GIVEN PROBLEM:
Find the lines with the string "single" and return them.

DATA EXTRACT:
__________
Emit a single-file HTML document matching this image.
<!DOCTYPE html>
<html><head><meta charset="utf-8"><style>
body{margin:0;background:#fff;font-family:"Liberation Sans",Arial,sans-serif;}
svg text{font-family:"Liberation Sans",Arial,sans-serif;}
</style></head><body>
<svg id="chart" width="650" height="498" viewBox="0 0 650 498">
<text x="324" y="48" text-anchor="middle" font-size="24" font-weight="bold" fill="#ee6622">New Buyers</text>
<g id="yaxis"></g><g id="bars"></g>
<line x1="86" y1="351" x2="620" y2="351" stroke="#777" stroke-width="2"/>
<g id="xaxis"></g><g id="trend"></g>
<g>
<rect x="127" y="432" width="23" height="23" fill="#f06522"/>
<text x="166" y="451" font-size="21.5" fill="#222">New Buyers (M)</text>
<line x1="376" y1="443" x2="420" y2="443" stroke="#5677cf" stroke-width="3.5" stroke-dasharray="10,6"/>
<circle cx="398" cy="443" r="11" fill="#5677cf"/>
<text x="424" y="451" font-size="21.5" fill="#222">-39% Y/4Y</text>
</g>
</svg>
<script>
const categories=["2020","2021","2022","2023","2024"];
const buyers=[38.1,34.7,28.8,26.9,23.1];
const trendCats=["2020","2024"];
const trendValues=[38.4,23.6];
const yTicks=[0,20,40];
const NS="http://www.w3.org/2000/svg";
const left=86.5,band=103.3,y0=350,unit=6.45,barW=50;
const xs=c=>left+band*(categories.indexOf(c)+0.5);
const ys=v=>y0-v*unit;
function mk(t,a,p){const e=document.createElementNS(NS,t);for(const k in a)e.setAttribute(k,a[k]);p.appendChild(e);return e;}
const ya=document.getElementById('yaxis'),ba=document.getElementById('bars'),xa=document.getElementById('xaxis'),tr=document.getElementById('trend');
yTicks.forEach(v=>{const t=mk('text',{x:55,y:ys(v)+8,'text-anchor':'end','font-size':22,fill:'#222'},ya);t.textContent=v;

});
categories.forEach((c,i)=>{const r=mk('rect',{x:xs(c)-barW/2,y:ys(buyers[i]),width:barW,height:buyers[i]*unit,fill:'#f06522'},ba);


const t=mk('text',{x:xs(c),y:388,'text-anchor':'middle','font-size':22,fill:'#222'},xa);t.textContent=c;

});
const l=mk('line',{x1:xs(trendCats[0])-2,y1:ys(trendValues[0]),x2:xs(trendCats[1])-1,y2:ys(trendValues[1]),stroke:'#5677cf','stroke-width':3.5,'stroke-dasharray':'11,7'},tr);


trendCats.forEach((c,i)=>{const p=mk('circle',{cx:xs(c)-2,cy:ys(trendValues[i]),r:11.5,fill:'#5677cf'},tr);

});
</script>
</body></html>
__________
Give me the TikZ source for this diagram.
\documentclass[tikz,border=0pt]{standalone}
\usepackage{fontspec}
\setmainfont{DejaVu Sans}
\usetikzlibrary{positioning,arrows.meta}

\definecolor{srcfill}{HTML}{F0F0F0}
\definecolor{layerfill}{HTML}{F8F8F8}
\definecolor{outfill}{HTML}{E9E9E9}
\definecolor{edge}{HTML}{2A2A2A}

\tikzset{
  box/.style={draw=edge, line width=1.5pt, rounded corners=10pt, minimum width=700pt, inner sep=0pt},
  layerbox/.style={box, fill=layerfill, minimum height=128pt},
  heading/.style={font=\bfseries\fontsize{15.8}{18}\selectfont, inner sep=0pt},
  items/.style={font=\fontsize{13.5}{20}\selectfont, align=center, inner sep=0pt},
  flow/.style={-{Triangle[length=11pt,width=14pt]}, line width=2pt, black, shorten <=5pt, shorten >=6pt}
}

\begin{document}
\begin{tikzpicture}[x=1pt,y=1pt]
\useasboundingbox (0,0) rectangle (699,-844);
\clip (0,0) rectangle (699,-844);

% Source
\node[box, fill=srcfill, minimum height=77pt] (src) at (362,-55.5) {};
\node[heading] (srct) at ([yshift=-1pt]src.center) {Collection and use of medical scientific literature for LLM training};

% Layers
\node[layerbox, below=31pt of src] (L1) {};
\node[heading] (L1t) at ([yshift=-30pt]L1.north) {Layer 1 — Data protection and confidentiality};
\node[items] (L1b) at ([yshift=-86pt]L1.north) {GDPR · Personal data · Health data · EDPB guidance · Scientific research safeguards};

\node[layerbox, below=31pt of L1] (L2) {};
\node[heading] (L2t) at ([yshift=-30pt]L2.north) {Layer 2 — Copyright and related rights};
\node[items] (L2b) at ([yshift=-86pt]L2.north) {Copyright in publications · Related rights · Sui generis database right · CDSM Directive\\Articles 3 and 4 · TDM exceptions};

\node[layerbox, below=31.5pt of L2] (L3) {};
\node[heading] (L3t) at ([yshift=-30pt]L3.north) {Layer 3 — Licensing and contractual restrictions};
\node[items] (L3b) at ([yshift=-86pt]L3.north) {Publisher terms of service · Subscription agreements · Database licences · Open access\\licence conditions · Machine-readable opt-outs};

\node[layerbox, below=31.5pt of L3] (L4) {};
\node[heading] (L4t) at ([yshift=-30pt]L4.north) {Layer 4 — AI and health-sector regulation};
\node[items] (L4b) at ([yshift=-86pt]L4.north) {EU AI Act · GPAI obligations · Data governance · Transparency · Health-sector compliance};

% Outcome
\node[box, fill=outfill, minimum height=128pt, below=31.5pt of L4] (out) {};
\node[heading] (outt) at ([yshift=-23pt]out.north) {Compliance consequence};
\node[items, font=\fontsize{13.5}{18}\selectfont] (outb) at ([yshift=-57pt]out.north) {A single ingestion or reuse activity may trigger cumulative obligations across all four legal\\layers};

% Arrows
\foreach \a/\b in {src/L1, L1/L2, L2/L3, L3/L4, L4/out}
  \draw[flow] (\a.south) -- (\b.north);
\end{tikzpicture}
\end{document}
__________
WRITTEN SOLUTION:
Emit a single-file HTML document matching this image.
\node[items, font=\fontsize{13.5}{18}\selectfont] (outb) at ([yshift=-57pt]out.north) {A single ingestion or reuse activity may trigger cumulative obligations across all four legal\\layers};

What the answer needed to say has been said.